Nothing To Plow

After four straight punishing winters, many snow removal contractors have had little if any work so far this season. Aside from a handful of locales which include Michigan's Upper Peninsula, Colorado and pockets of the Pacific Northwest, the majority of the snowbelt had fewer than 5 inches on the ground as of early January. One of the biggest markets for snow removal, Chicago, had zero.

For many contractors, the pinch is definitely on. "This is very challenging … it hurts cash flow," says Jan-Gerrit Bouwman, partner and sales manager of Grant & Power Landscaping in Chicago, IL—a 2009 Pros in Excellence Award winner.

Grant & Power has a balanced portfolio of fixed and per-push contracts, in addition to a great number of customized contracts. "We do have provisions for 'no snow' and rebate the customer," Bouwman points out in reference to the fixed contracts. "We have been well over the average of snowfall for the last four years, so the customer comes out ahead. Because we have a 90% resign rate with customers, the customer knows that it will average out. But the perception is still there. It might mean that next year more contracts will be per push."
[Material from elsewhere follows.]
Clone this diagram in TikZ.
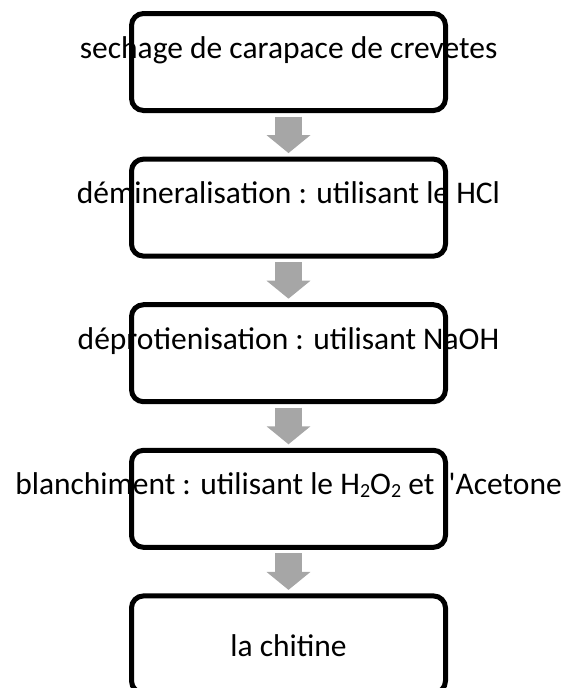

Caught by surprise. Given what had taken place each of the previous four seasons, quite a few contractors planned on a strong 2011/2012. Many looked to expand their snow removal operations, all while an influx of new plowers entered the business. As a result, a lot of new snow removal equipment was purchased for this season—and now much of it sits underutilized.

"We do have equipment sitting, and yes, it costs us—but that is also business," Bouwman reminds. "Most of our equipment will also be used for the landscaping season, but it is not a good sign to have equipment just sit there."

Other services fill the void. For some contractors, additional service offerings have helped fill the void left by a lack of snow and ice. "We have been very busy with landscape-related services up until now," says D.J. Vander Slik, president of D.J.'s Landscape Management based in Grand Rapids, MI. "I'm sure the lake effect snow machine will turn on soon and keep us busy."

"We did a lot of dormant pruning earlier this year, and we might start earlier in the spring by pushing spring cleanups and maybe some lighting jobs," Bouwman says.

"We had a surprisingly busy December and were able to exceed last year’s December revenues, even without snow," said Doug McDuff, president of Landscape America in Wrentham, MA—also a 2009 Pros in Excellence Award winner. "The warm temperatures extended our hardscape season right up through the new year. We were a little skeptical taking on work that late in the season, but the gamble paid off and we wrapped up the projects before the frost."

McDuff and his crews have since jumped on some ornamental tree pruning work that was sold during the fall at a “winter pruning” rate. "February looks like it will be a rough month if the weather continues this way, though," McDuff cautions. "But Andy (brother) and I will be focusing on building systems and strategies for the spring. Hopefully the weather patterns change and we get some snow—along with some money to make it through to March."